Habituellement, les placements réalisés par Anges Québec dans une entreprise s’élèvent en moyenne à 450 000 $, et ils sont réalisés par une dizaine de membres, ce qui fait une moyenne de 45 000 $ par personne. Nos membres réalisent en moyenne une dizaine d’investissements dans autant de projets, de façon à répartir le risque.

Certains anges vont décider d’investir plus et certains vont choisir de siéger au conseil d’administration des entreprises dans lesquelles ils investissent.

Nos membres se joignent à Anges Québec pour trois raisons : les occasions d’investissement, la volonté d’apprendre à mieux comprendre le métier d’investisseur et, enfin, pour faire partager leur expérience dans un esprit collaboratif.

En cette sortie attendue de pandémie, est-ce un bon temps pour investir ?

On entre dans une année charnière. Je pense qu’on va voir émerger de grandes occasions d’investissement, comme cela arrive souvent en sortie de crise. C’est dans la foulée de la crise de 2008 que sont nés Netflix, Airbnb ou Uber.

Au troisième trimestre de l’an dernier, les investissements en démarrage ont chuté de 70 % parce que le processus était en transformation.
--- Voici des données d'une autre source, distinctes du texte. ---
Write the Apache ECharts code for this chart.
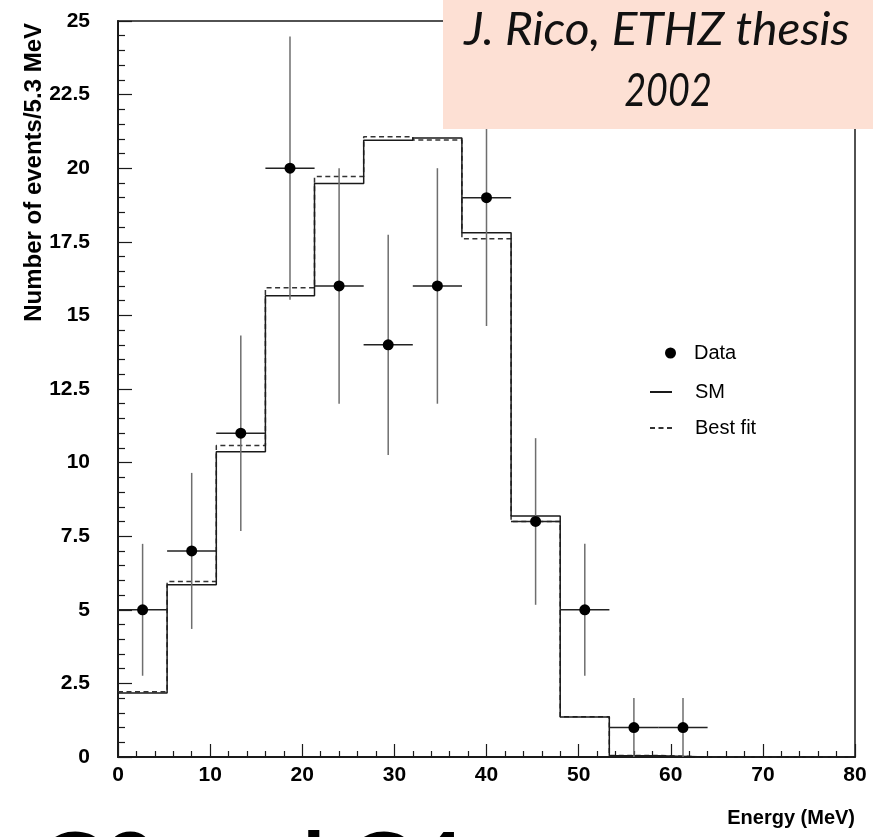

Aujourd’hui, on est capables d’opérer à 100 % de façon virtuelle et les occasions d’investir dans des entreprises innovantes vont être nombreuses au cours des prochains mois.

Pourquoi une entreprise plutôt qu’une autre est-elle retenue comme thèse d’investissement valable par vos membres ?

On fait du financement de démarrage, c’est-à-dire que l’on finance des entreprises avant qu’elles ne réalisent des revenus. C’est donc la qualité du leadership qui prime. Ensuite, il faut évidemment que l’entreprise soit innovante dans son secteur et qu’elle puisse avoir un rayonnement international.

L’entreprise BonLook en est un exemple parfait. C’est une entreprise qui œuvre dans un secteur traditionnel, mais qui a développé une plateforme innovante. On était là avec eux depuis leurs débuts.

Sur la cinquantaine d’investissements que nous réalisons par année, il y en a une trentaine qui sont des financements de démarrage de première ronde. On réalise également une vingtaine de refinancements de croissance chaque année dans des entreprises qui ont commencé à générer des revenus.

Vous êtes épaulés par de grands investisseurs institutionnels qui ont créé Anges Québec Capital, un fonds d’investissement commandité par Investissement Québec, la Caisse de dépôt et le Fonds de solidarité, qui a participé financièrement à plusieurs de vos investissements. Qu’en est-il de cette collaboration ?

Le fonds Anges Québec Capital a été fermé l’an dernier après avoir investi plus de 80 millions dans différentes entreprises où nos membres étaient actionnaires. Nos partenaires institutionnels partagent nos thèses d’investissement.

On prévoit lancer un nouveau fonds Anges Québec Capital II d’ici la fin du premier trimestre de cette année avec un objectif de 60 à 80 millions.

Le fonds Anges Québec Capital est géré de façon distincte d’Anges Québec, mais il est là comme levier pour doubler la taille des investissements de nos membres dans les entreprises qui affichent un bon potentiel de croissance.